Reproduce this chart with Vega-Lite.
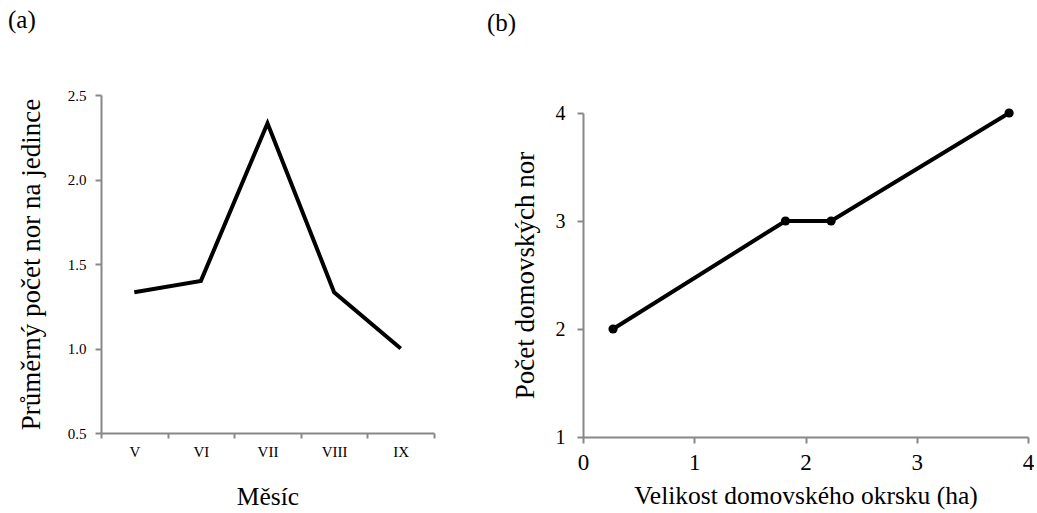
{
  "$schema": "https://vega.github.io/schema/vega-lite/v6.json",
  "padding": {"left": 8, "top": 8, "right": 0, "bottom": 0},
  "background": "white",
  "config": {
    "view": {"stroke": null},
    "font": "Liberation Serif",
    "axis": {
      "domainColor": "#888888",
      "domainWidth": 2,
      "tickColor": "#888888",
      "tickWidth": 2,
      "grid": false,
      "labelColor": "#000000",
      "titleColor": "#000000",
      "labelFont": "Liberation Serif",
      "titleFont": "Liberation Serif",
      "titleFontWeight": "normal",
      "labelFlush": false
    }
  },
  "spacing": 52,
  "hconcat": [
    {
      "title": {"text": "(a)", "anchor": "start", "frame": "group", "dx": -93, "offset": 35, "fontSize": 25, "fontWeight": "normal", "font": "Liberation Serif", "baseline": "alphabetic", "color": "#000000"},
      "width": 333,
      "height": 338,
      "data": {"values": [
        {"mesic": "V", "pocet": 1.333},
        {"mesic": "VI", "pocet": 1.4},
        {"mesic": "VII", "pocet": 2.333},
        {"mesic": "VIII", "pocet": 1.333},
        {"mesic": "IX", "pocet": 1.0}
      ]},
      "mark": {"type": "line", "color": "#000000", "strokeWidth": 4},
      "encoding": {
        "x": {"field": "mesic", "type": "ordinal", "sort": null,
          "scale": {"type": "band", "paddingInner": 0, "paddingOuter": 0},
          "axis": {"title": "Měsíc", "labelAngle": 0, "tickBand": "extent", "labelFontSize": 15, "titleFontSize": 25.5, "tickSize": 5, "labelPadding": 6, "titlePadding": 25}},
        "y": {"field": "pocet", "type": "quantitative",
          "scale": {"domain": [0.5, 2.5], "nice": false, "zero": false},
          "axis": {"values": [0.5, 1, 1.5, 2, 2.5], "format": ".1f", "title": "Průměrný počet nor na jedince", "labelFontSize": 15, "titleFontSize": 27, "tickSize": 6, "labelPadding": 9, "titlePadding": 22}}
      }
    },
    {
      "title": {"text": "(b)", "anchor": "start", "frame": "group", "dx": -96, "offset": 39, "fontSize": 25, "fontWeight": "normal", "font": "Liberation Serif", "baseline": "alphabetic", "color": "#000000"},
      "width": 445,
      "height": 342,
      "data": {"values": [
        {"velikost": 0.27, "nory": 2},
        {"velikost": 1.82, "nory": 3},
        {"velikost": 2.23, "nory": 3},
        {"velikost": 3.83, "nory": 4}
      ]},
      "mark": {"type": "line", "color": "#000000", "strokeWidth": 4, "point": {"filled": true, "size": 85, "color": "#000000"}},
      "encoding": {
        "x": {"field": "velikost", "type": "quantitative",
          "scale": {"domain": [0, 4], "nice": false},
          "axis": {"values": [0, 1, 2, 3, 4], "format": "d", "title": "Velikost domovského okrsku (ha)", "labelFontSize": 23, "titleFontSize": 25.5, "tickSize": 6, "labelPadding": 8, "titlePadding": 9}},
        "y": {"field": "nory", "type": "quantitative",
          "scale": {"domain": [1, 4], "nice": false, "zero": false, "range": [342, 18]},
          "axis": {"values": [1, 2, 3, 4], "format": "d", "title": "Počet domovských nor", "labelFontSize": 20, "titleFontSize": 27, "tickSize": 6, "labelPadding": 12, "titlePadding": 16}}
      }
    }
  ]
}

::::::::

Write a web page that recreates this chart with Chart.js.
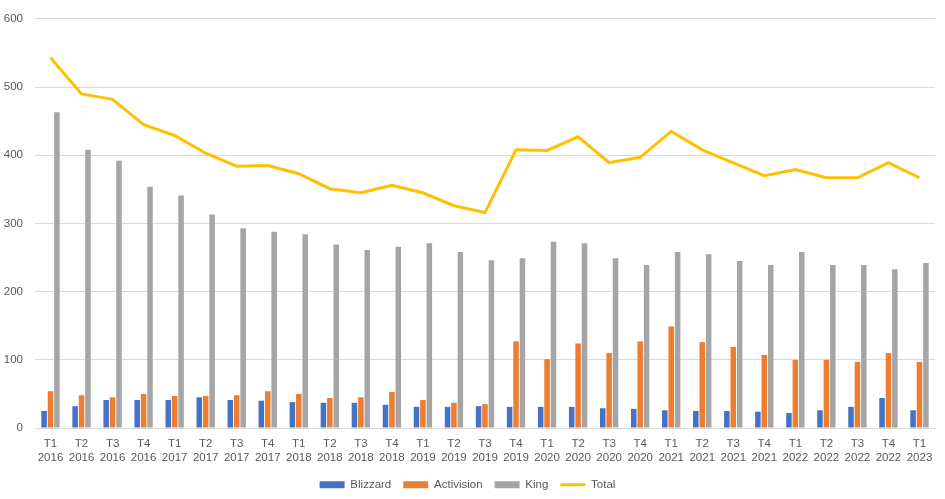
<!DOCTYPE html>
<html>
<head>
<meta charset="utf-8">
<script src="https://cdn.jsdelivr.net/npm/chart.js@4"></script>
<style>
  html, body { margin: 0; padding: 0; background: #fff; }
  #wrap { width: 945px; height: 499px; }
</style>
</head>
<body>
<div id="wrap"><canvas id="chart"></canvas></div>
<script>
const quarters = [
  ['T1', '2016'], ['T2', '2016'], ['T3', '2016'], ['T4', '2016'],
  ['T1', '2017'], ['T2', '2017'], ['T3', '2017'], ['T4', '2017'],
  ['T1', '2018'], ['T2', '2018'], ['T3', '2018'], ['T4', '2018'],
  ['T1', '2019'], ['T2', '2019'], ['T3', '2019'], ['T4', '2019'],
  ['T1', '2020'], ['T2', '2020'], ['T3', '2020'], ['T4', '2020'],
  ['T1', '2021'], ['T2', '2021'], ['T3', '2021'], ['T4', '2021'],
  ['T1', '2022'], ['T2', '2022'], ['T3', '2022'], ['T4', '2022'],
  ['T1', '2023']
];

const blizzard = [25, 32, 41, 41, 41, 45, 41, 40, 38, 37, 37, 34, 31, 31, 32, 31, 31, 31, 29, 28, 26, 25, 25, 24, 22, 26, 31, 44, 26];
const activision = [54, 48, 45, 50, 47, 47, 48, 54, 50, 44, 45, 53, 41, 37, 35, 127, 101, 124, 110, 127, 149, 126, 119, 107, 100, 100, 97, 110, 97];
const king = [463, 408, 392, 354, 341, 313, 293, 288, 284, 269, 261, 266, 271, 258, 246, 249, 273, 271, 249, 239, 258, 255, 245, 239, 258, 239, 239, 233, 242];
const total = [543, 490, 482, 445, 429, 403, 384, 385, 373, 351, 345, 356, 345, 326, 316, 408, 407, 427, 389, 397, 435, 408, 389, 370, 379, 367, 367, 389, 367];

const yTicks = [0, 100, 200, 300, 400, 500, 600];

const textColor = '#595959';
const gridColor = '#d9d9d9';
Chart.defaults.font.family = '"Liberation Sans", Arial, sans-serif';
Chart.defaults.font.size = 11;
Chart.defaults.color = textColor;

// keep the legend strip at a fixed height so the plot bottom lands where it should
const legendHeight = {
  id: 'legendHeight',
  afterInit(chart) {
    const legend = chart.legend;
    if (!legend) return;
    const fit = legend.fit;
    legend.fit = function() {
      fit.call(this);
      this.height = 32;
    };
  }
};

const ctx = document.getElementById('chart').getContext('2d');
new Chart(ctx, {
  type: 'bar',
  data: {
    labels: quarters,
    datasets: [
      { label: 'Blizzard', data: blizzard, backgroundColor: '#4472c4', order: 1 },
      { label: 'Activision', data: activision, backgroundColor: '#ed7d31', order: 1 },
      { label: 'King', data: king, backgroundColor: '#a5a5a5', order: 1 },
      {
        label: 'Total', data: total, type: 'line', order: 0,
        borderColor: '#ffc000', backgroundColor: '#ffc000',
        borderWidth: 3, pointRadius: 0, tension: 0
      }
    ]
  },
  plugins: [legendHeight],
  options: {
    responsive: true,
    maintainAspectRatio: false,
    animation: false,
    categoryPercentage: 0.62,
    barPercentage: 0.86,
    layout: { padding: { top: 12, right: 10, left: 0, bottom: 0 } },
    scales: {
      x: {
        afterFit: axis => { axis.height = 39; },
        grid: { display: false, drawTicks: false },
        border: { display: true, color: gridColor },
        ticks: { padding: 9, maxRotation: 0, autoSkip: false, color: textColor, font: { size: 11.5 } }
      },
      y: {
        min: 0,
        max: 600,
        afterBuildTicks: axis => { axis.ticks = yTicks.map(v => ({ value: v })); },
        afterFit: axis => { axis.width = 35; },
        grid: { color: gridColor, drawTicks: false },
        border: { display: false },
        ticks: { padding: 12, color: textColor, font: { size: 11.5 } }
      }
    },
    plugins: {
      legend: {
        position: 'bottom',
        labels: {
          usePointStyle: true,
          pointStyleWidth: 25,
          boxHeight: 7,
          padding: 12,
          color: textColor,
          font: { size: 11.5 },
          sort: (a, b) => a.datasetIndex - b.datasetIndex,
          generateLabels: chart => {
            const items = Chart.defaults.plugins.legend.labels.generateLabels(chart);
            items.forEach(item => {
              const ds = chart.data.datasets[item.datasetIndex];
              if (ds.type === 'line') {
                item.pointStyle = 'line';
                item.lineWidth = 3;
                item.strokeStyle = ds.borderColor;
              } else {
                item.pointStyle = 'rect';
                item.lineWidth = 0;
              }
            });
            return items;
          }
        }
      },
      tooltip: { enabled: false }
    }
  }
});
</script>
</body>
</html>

::::::::

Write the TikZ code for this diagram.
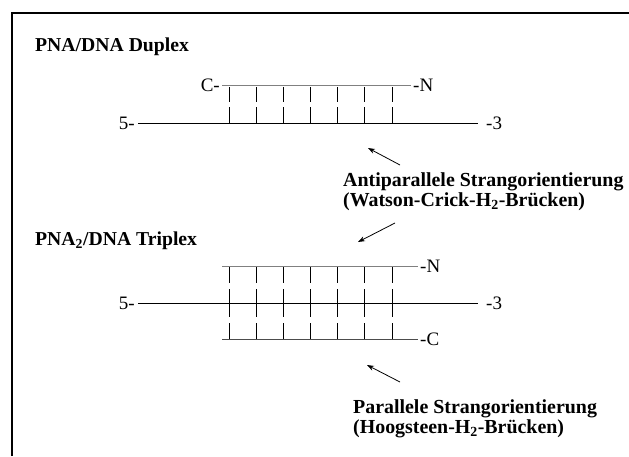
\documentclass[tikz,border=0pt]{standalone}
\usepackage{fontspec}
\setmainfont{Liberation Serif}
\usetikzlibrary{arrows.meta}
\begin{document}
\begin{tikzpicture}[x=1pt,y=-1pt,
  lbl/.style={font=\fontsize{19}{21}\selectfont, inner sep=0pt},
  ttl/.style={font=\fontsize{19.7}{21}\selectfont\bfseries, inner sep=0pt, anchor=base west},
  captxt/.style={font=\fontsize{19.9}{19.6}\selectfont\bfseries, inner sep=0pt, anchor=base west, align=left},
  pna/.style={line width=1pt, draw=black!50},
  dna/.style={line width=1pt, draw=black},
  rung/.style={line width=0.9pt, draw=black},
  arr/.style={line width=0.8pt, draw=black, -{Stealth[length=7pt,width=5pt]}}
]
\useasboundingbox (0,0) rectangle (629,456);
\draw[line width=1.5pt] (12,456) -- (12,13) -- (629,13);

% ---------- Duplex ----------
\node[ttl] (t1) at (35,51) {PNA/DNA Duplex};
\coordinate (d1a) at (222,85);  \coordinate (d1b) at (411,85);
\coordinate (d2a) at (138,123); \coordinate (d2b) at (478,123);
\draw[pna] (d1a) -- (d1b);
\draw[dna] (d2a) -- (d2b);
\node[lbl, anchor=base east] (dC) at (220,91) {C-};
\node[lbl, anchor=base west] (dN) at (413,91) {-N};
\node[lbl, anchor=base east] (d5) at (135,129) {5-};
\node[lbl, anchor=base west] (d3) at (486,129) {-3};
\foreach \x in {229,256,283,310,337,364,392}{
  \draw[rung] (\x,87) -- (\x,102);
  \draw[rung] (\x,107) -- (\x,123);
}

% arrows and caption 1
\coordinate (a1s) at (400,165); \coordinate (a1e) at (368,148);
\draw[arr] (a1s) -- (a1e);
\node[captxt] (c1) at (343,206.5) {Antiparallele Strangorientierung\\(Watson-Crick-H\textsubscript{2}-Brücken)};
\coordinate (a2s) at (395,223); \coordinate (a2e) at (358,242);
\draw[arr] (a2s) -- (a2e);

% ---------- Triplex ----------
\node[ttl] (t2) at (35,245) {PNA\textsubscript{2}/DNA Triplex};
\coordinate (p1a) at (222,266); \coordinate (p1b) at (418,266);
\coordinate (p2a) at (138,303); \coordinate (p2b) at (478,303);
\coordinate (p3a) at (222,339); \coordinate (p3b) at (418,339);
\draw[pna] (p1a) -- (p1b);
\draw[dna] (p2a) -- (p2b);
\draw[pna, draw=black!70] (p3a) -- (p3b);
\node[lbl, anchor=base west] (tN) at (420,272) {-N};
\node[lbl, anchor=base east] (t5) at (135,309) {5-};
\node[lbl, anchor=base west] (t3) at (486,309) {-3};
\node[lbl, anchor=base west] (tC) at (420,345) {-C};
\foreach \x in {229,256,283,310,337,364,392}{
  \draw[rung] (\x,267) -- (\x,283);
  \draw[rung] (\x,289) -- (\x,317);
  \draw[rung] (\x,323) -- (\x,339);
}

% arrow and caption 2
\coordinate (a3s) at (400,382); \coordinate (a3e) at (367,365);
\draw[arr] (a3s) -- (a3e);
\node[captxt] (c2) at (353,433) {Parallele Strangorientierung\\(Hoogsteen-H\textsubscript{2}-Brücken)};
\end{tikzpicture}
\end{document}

::::::::

== TASK STATEMENT ==
Pull every line containing the word "with" out of the material.

== TASK SOLUTION ==
Reproduce this chart with Vega-Lite.
Write a web page that recreates this chart with Chart.js.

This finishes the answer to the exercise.